A few years ago the temple was closed to visitors, and its cafeteria and gift shops were almost derelict. Now the SCA's site management policy to rescue Egypt's archaeological sites and make them more tourist- friendly has brought new life to Dendara. The temple has been resurrected not only as an ancient temple but a comprehensive tourist complex providing visitors with various cultural and entertainment facilities.
Hosni told the Weekly that one of the main goals of the development project was to reduce the number of visitors roaming around the temple chambers and corridors, as well as the time they spent inside the temple, by constructing a visitors' centre in the empty space in front of the monument, which should be an obligatory stop on any enthusiastic visitor's itinerary. It has a lecture hall and a cinema where a 15-minute documentary film gives an overview of the history of the temple and its important scenes and reliefs. As at all visitor centres there is a small bookshop and a counter selling souvenirs. In order to control the movement of tourists and to protect the temple reliefs, plans have been set in motion for tour guides to lecture their groups outside the temple in front of a three-dimensional plan of the corridors, the chambers and the sanctuary, and to show photographs of the most noteworthy scenes on the temple walls. The old wooden kiosks which sold souvenirs have all been demolished and replaced with a dozen smart new bazaars within the centre complex.
SCA Secretary-General Zahi Hawass says the new visitor's path created at the complex is an attempt to guide tourists round the site in an orderly direction. The path starts at the temple's original entrance gate and goes right through to the other side, which overlooks the Nile.
In collaboration with the governor of Qena, Hawass added, the garden neighbouring the temple was added to the site management plan, and a restoration laboratory has been built along with extra facilities and services. An open-air museum displaying objects and blocks discovered on the site has also been set up within the area, and new lighting and security systems have been installed.
The history of Dendara Temple is the stuff of legend. It was known in ancient times as the Castle of the Sistrum or Per Hathor -- literally "House of Hathor", the goddess of love, joy and beauty. According to early inscriptions, a structure was erected to the cult of Hathor at Dendara during the reign of the Old-Kingdom king Khufu (2547-2524 BC. Inscriptions in a later temple at Dendara also mention that King Pepi I of the Sixth Dynasty (2343-2297 BC) constructed a temple on the site. Later additions and modifications to the temple of Hathor were undertaken by several rulers of the New Kingdom (ca. 1549-1069 BC), including Tuthmosis III, Tuthmosis IV and Amenhotep III as well as Ramses II and III.
The temple we see today was built on the ruins of the old temple during the late Ptolemaic period.

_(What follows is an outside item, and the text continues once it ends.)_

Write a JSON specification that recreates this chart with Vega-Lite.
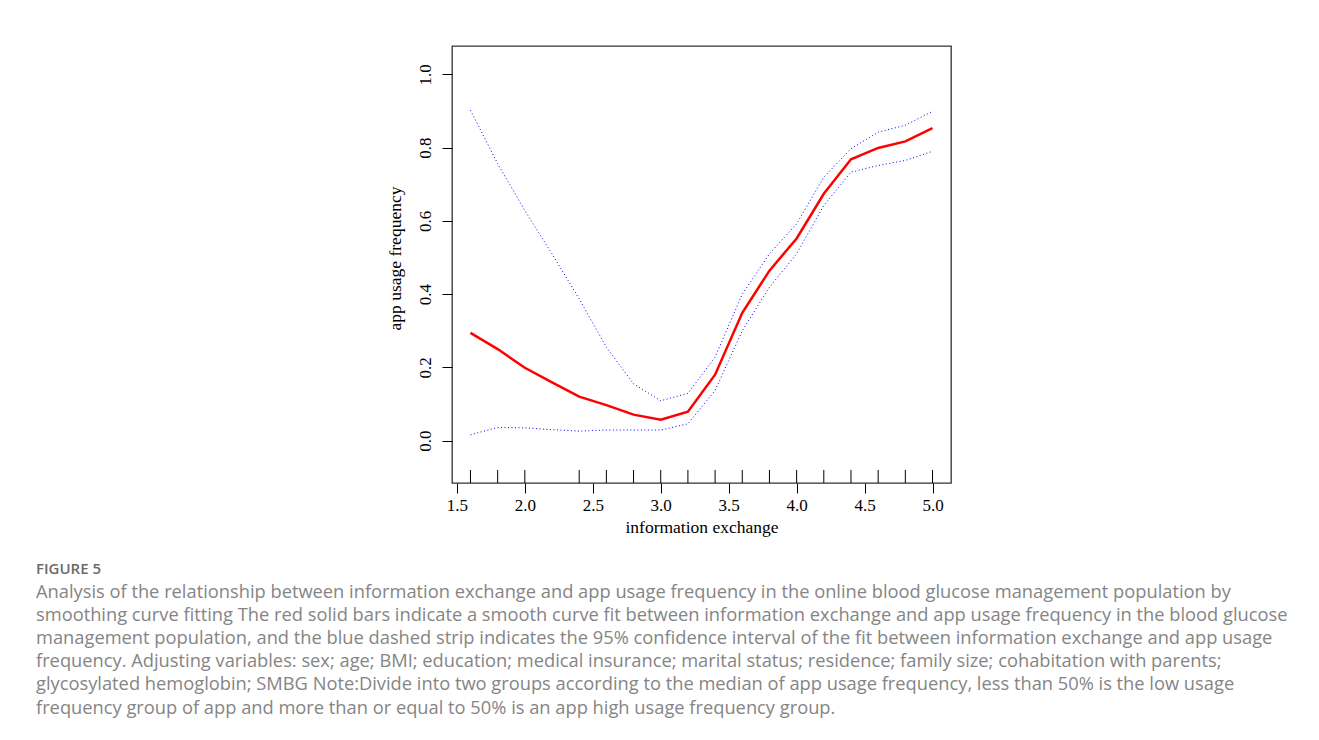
{
  "$schema": "https://vega.github.io/schema/vega-lite/v6.json",
  "autosize": "none",
  "width": 499,
  "height": 437,
  "padding": {"left": 452, "top": 46, "right": 368, "bottom": 257},
  "background": "white",
  "title": {
    "text": "FIGURE 5",
    "subtitle": [
      "Analysis of the relationship between information exchange and app usage frequency in the online blood glucose management population by",
      "smoothing curve fitting The red solid bars indicate a smooth curve fit between information exchange and app usage frequency in the blood glucose",
      "management population, and the blue dashed strip indicates the 95% confidence interval of the fit between information exchange and app usage",
      "frequency. Adjusting variables: sex; age; BMI; education; medical insurance; marital status; residence; family size; cohabitation with parents;",
      "glycosylated hemoglobin; SMBG Note:Divide into two groups according to the median of app usage frequency, less than 50% is the low usage",
      "frequency group of app and more than or equal to 50% is an app high usage frequency group."
    ],
    "orient": "bottom",
    "anchor": "start",
    "frame": "group",
    "dx": -416,
    "offset": 26,
    "font": "Open Sans",
    "fontSize": 15,
    "fontWeight": 600,
    "color": "#6a6a6a",
    "subtitleFont": "Open Sans",
    "subtitleFontSize": 18.3,
    "subtitleColor": "#858585",
    "subtitleLineHeight": 23.2,
    "subtitlePadding": 7
  },
  "data": {
    "values": [
      {"x": 1.6, "fit": 0.294, "lower": 0.016, "upper": 0.902},
      {"x": 1.8, "fit": 0.250, "lower": 0.036, "upper": 0.756},
      {"x": 2.0, "fit": 0.199, "lower": 0.035, "upper": 0.628},
      {"x": 2.2, "fit": 0.159, "lower": 0.030, "upper": 0.510},
      {"x": 2.4, "fit": 0.120, "lower": 0.026, "upper": 0.387},
      {"x": 2.6, "fit": 0.097, "lower": 0.029, "upper": 0.255},
      {"x": 2.8, "fit": 0.071, "lower": 0.029, "upper": 0.155},
      {"x": 3.0, "fit": 0.057, "lower": 0.029, "upper": 0.109},
      {"x": 3.2, "fit": 0.079, "lower": 0.046, "upper": 0.129},
      {"x": 3.4, "fit": 0.180, "lower": 0.137, "upper": 0.228},
      {"x": 3.6, "fit": 0.349, "lower": 0.300, "upper": 0.400},
      {"x": 3.8, "fit": 0.464, "lower": 0.419, "upper": 0.510},
      {"x": 4.0, "fit": 0.552, "lower": 0.510, "upper": 0.592},
      {"x": 4.2, "fit": 0.674, "lower": 0.642, "upper": 0.719},
      {"x": 4.4, "fit": 0.768, "lower": 0.733, "upper": 0.797},
      {"x": 4.6, "fit": 0.799, "lower": 0.751, "upper": 0.842},
      {"x": 4.8, "fit": 0.817, "lower": 0.765, "upper": 0.861},
      {"x": 5.0, "fit": 0.853, "lower": 0.790, "upper": 0.899}
    ]
  },
  "encoding": {
    "x": {
      "field": "x",
      "type": "quantitative",
      "scale": {"domain": [1.464, 5.136], "nice": false, "zero": false},
      "axis": {
        "title": "information exchange",
        "values": [1.5, 2.0, 2.5, 3.0, 3.5, 4.0, 4.5, 5.0],
        "format": ".1f",
        "domain": false,
        "grid": false,
        "tickSize": 10,
        "tickColor": "#000000",
        "labelFont": "Liberation Serif",
        "labelFontSize": 17,
        "labelColor": "#000000",
        "labelPadding": 4,
        "titleFont": "Liberation Serif",
        "titleFontSize": 17.5,
        "titleFontWeight": "normal",
        "titleColor": "#000000",
        "titlePadding": 5
      }
    }
  },
  "layer": [
    {
      "data": {
        "values": [
          {"r": 1.6}, {"r": 1.8}, {"r": 2.0}, {"r": 2.4}, {"r": 2.6}, {"r": 2.8},
          {"r": 3.0}, {"r": 3.2}, {"r": 3.4}, {"r": 3.6}, {"r": 3.8}, {"r": 4.0},
          {"r": 4.2}, {"r": 4.4}, {"r": 4.6}, {"r": 4.8}, {"r": 5.0}
        ]
      },
      "mark": {"type": "rule", "color": "#000000", "strokeWidth": 1},
      "encoding": {
        "x": {"field": "r", "type": "quantitative"},
        "y": {"datum": -0.1156},
        "y2": {"datum": -0.08}
      }
    },
    {
      "mark": {"type": "line", "color": "#0000FF", "strokeWidth": 1, "strokeDash": [1, 2.5]},
      "encoding": {
        "y": {
          "field": "upper",
          "type": "quantitative",
          "scale": {"domain": [-0.1156, 1.0773], "nice": false, "zero": false},
          "axis": {
            "title": "app usage frequency",
            "values": [0, 0.2, 0.4, 0.6, 0.8, 1.0],
            "format": ".1f",
            "domain": false,
            "grid": false,
            "tickSize": 10,
            "tickColor": "#000000",
            "labelAngle": -90,
            "labelAlign": "center",
            "labelBaseline": "alphabetic",
            "labelFont": "Liberation Serif",
            "labelFontSize": 17,
            "labelColor": "#000000",
            "labelPadding": 12,
            "titleFont": "Liberation Serif",
            "titleFontSize": 17.5,
            "titleFontWeight": "normal",
            "titleColor": "#000000",
            "titlePadding": 12,
            "titleY": 212
          }
        }
      }
    },
    {
      "mark": {"type": "line", "color": "#0000FF", "strokeWidth": 1, "strokeDash": [1, 2.5]},
      "encoding": {"y": {"field": "lower", "type": "quantitative"}}
    },
    {
      "mark": {"type": "line", "color": "#FF0000", "strokeWidth": 2.5},
      "encoding": {"y": {"field": "fit", "type": "quantitative"}}
    }
  ],
  "config": {
    "view": {"stroke": "#333333", "strokeWidth": 1.3},
    "axis": {"tickWidth": 1}
  }
}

Ptolemy XII Auletes (father of Cleopatra VII), whose name is found in the crypts, is associated with the foundation of the temple. During the Late Period and Graeco-Roman period several hypostyle halls, columns, kiosks and birth houses were added to the temple area by Nectanebo I, Ptolemy VI, Ptolemy X, and Ptolemy XI as well as by the Roman emperors Augustus, Tiberius and Nero.

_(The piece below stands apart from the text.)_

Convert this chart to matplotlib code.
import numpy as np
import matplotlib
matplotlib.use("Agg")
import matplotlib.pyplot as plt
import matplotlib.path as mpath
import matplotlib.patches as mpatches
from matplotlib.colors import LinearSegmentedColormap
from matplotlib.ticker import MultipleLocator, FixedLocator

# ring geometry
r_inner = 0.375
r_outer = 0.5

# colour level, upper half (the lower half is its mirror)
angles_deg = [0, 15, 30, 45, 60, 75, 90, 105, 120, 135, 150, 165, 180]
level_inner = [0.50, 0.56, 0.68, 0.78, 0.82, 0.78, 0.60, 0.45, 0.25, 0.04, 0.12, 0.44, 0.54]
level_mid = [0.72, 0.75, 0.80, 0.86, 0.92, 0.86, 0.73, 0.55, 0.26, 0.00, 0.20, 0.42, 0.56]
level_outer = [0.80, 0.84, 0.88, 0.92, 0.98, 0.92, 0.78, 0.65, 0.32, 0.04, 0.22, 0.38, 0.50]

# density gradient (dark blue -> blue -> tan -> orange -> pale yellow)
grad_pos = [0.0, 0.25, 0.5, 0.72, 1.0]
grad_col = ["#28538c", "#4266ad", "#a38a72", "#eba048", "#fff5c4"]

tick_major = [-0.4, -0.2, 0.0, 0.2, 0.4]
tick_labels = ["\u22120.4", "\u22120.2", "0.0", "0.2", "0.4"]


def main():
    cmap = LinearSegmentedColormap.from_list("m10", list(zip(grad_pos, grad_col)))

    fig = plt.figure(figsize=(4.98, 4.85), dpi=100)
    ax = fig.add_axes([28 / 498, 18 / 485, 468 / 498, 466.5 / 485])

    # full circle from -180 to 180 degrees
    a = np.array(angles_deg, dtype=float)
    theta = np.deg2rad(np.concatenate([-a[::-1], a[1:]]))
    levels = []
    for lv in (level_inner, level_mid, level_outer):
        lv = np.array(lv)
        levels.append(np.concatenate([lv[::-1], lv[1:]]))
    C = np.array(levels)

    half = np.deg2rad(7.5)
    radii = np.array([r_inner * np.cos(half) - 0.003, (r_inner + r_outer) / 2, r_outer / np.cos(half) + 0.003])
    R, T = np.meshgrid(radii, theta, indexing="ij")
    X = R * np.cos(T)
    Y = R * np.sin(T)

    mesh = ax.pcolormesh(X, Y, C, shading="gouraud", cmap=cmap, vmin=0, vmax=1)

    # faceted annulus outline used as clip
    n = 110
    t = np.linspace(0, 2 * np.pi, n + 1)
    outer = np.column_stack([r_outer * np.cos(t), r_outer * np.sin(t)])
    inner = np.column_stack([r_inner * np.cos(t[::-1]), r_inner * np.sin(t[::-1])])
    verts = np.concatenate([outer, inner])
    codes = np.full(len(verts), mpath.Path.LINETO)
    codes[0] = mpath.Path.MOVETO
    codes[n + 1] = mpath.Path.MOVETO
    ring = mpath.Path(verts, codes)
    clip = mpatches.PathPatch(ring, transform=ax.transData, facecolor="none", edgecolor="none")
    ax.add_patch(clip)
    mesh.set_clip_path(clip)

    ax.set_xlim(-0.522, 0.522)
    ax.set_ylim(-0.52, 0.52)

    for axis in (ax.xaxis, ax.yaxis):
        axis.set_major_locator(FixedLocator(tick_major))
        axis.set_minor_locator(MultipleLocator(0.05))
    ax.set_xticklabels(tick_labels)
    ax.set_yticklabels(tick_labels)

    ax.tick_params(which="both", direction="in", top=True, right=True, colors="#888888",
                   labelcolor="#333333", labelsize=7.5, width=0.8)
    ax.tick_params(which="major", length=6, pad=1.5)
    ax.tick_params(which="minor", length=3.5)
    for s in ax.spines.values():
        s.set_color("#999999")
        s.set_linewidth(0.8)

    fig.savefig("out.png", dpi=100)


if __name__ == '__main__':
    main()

Among the most important and beautiful scenes on the temple walls are those on the ceiling of the hypostyle hall, which still retains much of its original colour. It is decorated with a chart of the heavens, including zodiac signs and a depiction of Nut, the goddess who swallowed the sun disk in the evening and gave birth to it again at dawn. The inner hypostyle hall, known as the "hall of appearances", is decorated with scenes that show the Pharaoh in foundation ceremonies related to the temple's construction.